Gerade wenn Ihr viel Zeit an einem neuen Ort verbringt, gibt es Dir auch die Möglichkeit über Dich persönlich in dem ganzen Konstrukt nachzudenken. Facetten an Dir zu entdecken, die Dir bis dahin vielleicht sogar fremd waren:
Dir zerreißt es schon nach wenigen Tagen vor Heimweh das Herz? Wie schön!
Freu Dich auf Dein zu Hause, und lern es wieder ganz anders zu schätzen. Aber sei Dir auch bewusst, dass Regentage, kalte Temperaturen und grimmige Mitmenschen schneller zurück sein werden, als Dir wahrscheinlich lieb ist.
Wir sind nun schon seit fast drei Monaten auf Bali. Ohne Pläne. Ohne Termine. Wir sind einfach hier. Genießen es in vollen Zügen. Aus einer völlig neuen Perspektive: Statt hinter der Glasscheibe, sind wir dieses Mal mittendrin.
Und mit neuen Freunden, einem kleinen zu Hause und einem objektiven Blick auf unsere Heimat ausgestattet, können wir dann irgendwann weiter ziehen. Down Under, zum nächsten Winter Abenteuer. Natürlich wieder im Langzeitformat.
Denn: Die Anfängerfehler haben wir letztes Jahr einfach im vietnamesischen Zug gelassen.
Wie lang ist Deine perfekte Reise mit Kind?
Irma Schröder says
Liebe Janina, seit der Reportage im ZDF verfolge ich Eure Reise und der Neid ist leider ganz erheblich :-). Auch ich war mit meiner Tochter vor vielen vielen Jahren auf tollen Reisen, auch wenn ich leider nie die Möglichkeit hatte länger als 4 Wochen unterwegs zu sein. Jetzt ist sie selbst ein digital Nomad und ich beneide alle die das können. Wir hatten leider in den 70er und 80er Jahren nicht die technischen Möglichkeiten so zu leben. Das wärs gewesen !!!

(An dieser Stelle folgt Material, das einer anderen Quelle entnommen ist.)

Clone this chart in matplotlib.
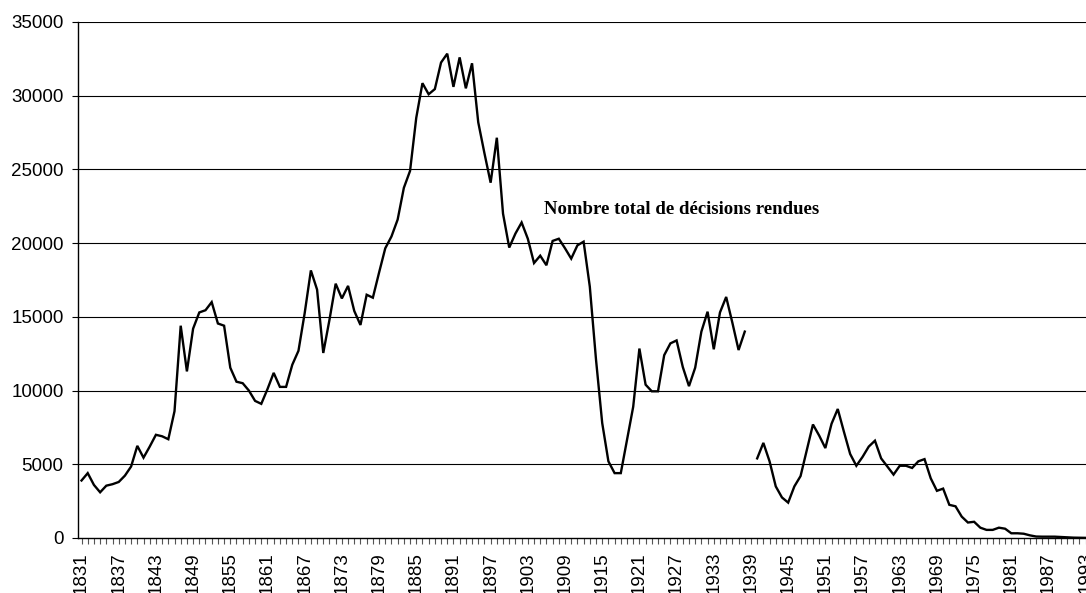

Deswegen verfolge ich umso gespannter Eure Reise und wünsche Euch alles alles Gute für die Zukunft. Bärti muss mit ist zu meiner täglichen Lektüre geworden 🙂
Janina says
Oh wie toll, liebe Irma. Da freu ich mich total. Auch, dass Deine Tochter ebenfalls zu uns Digitalen Nomaden dazu gehört. Ich bin so froh, diese Art des Arbeitens und Lebens für uns entdeckt zu haben… Alles Gute für Dich und viele, liebe Grüße von Bali!
Ela says
Hallo Janina und Maxi, Tia (5 Jahre) und ich verschlingen gerade alles von euch was wir zu lesen und hören bekommen ???? Unsere Reise startet am 20.12.2017 nach Bangkok und das ist auch schon der ganze Plan. Ab dort wollen wir uns treiben lassen wann und wohin es uns treibt. Wie habt ihr das jeweils z.b. auf Bali mit dem Visum gemacht?
Habt noch ne tolle Zeit!!!
Janina says
Liebe Eva, wie schön, dass Ihr auch loszieht. Thailand ist so toll. Meine Lieblingsinsel: Koh Mak. Wegen Visa etc. informierst Du Dich am Besten bei der entsprechenden Botschaft, die wissen Bescheid! Liebe Grüße!